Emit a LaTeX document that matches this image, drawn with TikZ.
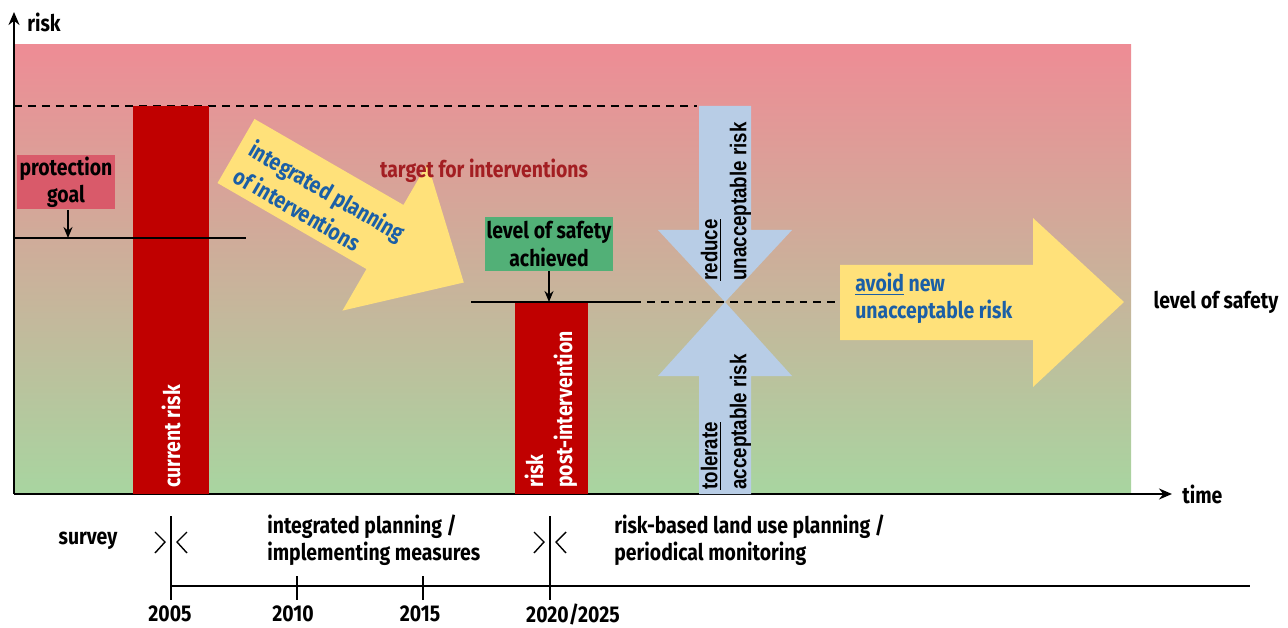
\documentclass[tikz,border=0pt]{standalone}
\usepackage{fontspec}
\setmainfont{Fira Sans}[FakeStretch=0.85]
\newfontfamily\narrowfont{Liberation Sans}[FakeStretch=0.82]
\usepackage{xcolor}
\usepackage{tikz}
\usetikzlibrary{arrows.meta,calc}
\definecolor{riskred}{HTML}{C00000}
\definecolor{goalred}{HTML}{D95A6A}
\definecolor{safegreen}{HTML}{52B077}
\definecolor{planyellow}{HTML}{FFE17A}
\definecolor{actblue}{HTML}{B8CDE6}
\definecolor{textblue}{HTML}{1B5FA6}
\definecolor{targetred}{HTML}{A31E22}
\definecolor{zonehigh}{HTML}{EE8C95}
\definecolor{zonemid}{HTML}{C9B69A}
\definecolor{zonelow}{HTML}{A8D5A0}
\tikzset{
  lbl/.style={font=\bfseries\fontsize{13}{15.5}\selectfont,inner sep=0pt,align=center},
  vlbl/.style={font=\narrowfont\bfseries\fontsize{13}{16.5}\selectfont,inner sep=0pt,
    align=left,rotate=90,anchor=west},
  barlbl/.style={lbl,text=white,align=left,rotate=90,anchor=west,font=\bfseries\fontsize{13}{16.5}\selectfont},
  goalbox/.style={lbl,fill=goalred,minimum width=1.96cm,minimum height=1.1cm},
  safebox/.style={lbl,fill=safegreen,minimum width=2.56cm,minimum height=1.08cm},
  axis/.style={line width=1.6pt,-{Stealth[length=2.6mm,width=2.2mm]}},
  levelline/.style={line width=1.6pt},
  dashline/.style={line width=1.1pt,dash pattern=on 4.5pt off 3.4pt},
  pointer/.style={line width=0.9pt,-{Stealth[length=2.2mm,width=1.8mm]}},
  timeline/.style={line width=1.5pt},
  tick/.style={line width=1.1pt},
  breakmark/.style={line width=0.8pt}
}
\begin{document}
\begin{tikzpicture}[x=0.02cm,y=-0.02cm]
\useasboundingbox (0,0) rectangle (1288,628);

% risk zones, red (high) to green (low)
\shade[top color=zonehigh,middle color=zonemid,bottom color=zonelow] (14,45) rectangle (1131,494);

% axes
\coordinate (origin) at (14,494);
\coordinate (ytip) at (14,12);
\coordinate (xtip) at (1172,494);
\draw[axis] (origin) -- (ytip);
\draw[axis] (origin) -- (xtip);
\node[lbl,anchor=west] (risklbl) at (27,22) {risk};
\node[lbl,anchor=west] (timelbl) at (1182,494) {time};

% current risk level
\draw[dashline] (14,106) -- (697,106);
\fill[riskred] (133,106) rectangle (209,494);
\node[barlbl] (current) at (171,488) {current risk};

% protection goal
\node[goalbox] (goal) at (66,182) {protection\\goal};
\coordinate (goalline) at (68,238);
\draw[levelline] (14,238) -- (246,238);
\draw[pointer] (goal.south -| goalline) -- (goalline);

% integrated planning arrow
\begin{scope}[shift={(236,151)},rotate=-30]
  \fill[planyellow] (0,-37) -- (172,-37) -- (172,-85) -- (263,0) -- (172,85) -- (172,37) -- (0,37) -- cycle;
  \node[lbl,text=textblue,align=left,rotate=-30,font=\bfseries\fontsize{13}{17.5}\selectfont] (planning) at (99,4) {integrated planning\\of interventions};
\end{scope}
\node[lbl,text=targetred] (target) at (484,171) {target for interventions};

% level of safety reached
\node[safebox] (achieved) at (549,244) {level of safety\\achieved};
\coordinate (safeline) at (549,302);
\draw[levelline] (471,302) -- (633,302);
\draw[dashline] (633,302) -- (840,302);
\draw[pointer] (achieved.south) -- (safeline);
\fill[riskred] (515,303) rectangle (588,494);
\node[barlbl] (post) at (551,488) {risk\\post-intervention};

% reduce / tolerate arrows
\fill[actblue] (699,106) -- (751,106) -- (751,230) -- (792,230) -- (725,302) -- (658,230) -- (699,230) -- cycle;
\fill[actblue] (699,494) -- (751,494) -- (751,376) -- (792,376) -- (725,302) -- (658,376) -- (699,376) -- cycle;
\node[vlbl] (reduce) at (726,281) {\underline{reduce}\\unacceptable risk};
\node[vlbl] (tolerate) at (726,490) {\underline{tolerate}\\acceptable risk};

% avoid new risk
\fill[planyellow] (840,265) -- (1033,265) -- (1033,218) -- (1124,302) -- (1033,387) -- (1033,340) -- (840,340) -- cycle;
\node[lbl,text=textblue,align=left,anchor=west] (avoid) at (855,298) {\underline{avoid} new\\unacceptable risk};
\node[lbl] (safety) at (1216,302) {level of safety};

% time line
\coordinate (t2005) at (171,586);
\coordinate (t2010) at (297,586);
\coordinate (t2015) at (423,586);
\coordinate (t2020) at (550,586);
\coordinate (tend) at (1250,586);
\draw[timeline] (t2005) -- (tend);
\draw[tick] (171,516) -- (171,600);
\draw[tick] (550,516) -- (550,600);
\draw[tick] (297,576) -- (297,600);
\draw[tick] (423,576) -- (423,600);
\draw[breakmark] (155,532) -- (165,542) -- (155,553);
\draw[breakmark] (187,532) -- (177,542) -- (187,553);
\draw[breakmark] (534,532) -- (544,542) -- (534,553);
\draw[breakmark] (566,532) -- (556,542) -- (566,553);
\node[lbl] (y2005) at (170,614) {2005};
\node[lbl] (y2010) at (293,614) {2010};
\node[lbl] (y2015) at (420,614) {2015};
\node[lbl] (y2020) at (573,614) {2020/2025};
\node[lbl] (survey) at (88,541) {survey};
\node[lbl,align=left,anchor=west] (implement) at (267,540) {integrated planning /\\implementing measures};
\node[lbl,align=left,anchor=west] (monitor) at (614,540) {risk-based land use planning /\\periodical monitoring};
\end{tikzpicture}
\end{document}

__INSTRUCTION__.
Reproduce every line of the material precisely, omitting its pictures.

__THE RESULT__.
Emit a LaTeX document that matches this image, drawn with TikZ.
\documentclass[tikz,border=0pt]{standalone}
\usepackage{fontspec}
\setmainfont{Fira Sans}[FakeStretch=0.85]
\newfontfamily\narrowfont{Liberation Sans}[FakeStretch=0.82]
\usepackage{xcolor}
\usepackage{tikz}
\usetikzlibrary{arrows.meta,calc}
\definecolor{riskred}{HTML}{C00000}
\definecolor{goalred}{HTML}{D95A6A}
\definecolor{safegreen}{HTML}{52B077}
\definecolor{planyellow}{HTML}{FFE17A}
\definecolor{actblue}{HTML}{B8CDE6}
\definecolor{textblue}{HTML}{1B5FA6}
\definecolor{targetred}{HTML}{A31E22}
\definecolor{zonehigh}{HTML}{EE8C95}
\definecolor{zonemid}{HTML}{C9B69A}
\definecolor{zonelow}{HTML}{A8D5A0}
\tikzset{
  lbl/.style={font=\bfseries\fontsize{13}{15.5}\selectfont,inner sep=0pt,align=center},
  vlbl/.style={font=\narrowfont\bfseries\fontsize{13}{16.5}\selectfont,inner sep=0pt,
    align=left,rotate=90,anchor=west},
  barlbl/.style={lbl,text=white,align=left,rotate=90,anchor=west,font=\bfseries\fontsize{13}{16.5}\selectfont},
  goalbox/.style={lbl,fill=goalred,minimum width=1.96cm,minimum height=1.1cm},
  safebox/.style={lbl,fill=safegreen,minimum width=2.56cm,minimum height=1.08cm},
  axis/.style={line width=1.6pt,-{Stealth[length=2.6mm,width=2.2mm]}},
  levelline/.style={line width=1.6pt},
  dashline/.style={line width=1.1pt,dash pattern=on 4.5pt off 3.4pt},
  pointer/.style={line width=0.9pt,-{Stealth[length=2.2mm,width=1.8mm]}},
  timeline/.style={line width=1.5pt},
  tick/.style={line width=1.1pt},
  breakmark/.style={line width=0.8pt}
}
\begin{document}
\begin{tikzpicture}[x=0.02cm,y=-0.02cm]
\useasboundingbox (0,0) rectangle (1288,628);

% risk zones, red (high) to green (low)
\shade[top color=zonehigh,middle color=zonemid,bottom color=zonelow] (14,45) rectangle (1131,494);

% axes
\coordinate (origin) at (14,494);
\coordinate (ytip) at (14,12);
\coordinate (xtip) at (1172,494);
\draw[axis] (origin) -- (ytip);
\draw[axis] (origin) -- (xtip);
\node[lbl,anchor=west] (risklbl) at (27,22) {risk};
\node[lbl,anchor=west] (timelbl) at (1182,494) {time};

% current risk level
\draw[dashline] (14,106) -- (697,106);
\fill[riskred] (133,106) rectangle (209,494);
\node[barlbl] (current) at (171,488) {current risk};

% protection goal
\node[goalbox] (goal) at (66,182) {protection\\goal};
\coordinate (goalline) at (68,238);
\draw[levelline] (14,238) -- (246,238);
\draw[pointer] (goal.south -| goalline) -- (goalline);

% integrated planning arrow
\begin{scope}[shift={(236,151)},rotate=-30]
  \fill[planyellow] (0,-37) -- (172,-37) -- (172,-85) -- (263,0) -- (172,85) -- (172,37) -- (0,37) -- cycle;
  \node[lbl,text=textblue,align=left,rotate=-30,font=\bfseries\fontsize{13}{17.5}\selectfont] (planning) at (99,4) {integrated planning\\of interventions};
\end{scope}
\node[lbl,text=targetred] (target) at (484,171) {target for interventions};

% level of safety reached
\node[safebox] (achieved) at (549,244) {level of safety\\achieved};
\coordinate (safeline) at (549,302);
\draw[levelline] (471,302) -- (633,302);
\draw[dashline] (633,302) -- (840,302);
\draw[pointer] (achieved.south) -- (safeline);
\fill[riskred] (515,303) rectangle (588,494);
\node[barlbl] (post) at (551,488) {risk\\post-intervention};

% reduce / tolerate arrows
\fill[actblue] (699,106) -- (751,106) -- (751,230) -- (792,230) -- (725,302) -- (658,230) -- (699,230) -- cycle;
\fill[actblue] (699,494) -- (751,494) -- (751,376) -- (792,376) -- (725,302) -- (658,376) -- (699,376) -- cycle;
\node[vlbl] (reduce) at (726,281) {\underline{reduce}\\unacceptable risk};
\node[vlbl] (tolerate) at (726,490) {\underline{tolerate}\\acceptable risk};

% avoid new risk
\fill[planyellow] (840,265) -- (1033,265) -- (1033,218) -- (1124,302) -- (1033,387) -- (1033,340) -- (840,340) -- cycle;
\node[lbl,text=textblue,align=left,anchor=west] (avoid) at (855,298) {\underline{avoid} new\\unacceptable risk};
\node[lbl] (safety) at (1216,302) {level of safety};

% time line
\coordinate (t2005) at (171,586);
\coordinate (t2010) at (297,586);
\coordinate (t2015) at (423,586);
\coordinate (t2020) at (550,586);
\coordinate (tend) at (1250,586);
\draw[timeline] (t2005) -- (tend);
\draw[tick] (171,516) -- (171,600);
\draw[tick] (550,516) -- (550,600);
\draw[tick] (297,576) -- (297,600);
\draw[tick] (423,576) -- (423,600);
\draw[breakmark] (155,532) -- (165,542) -- (155,553);
\draw[breakmark] (187,532) -- (177,542) -- (187,553);
\draw[breakmark] (534,532) -- (544,542) -- (534,553);
\draw[breakmark] (566,532) -- (556,542) -- (566,553);
\node[lbl] (y2005) at (170,614) {2005};
\node[lbl] (y2010) at (293,614) {2010};
\node[lbl] (y2015) at (420,614) {2015};
\node[lbl] (y2020) at (573,614) {2020/2025};
\node[lbl] (survey) at (88,541) {survey};
\node[lbl,align=left,anchor=west] (implement) at (267,540) {integrated planning /\\implementing measures};
\node[lbl,align=left,anchor=west] (monitor) at (614,540) {risk-based land use planning /\\periodical monitoring};
\end{tikzpicture}
\end{document}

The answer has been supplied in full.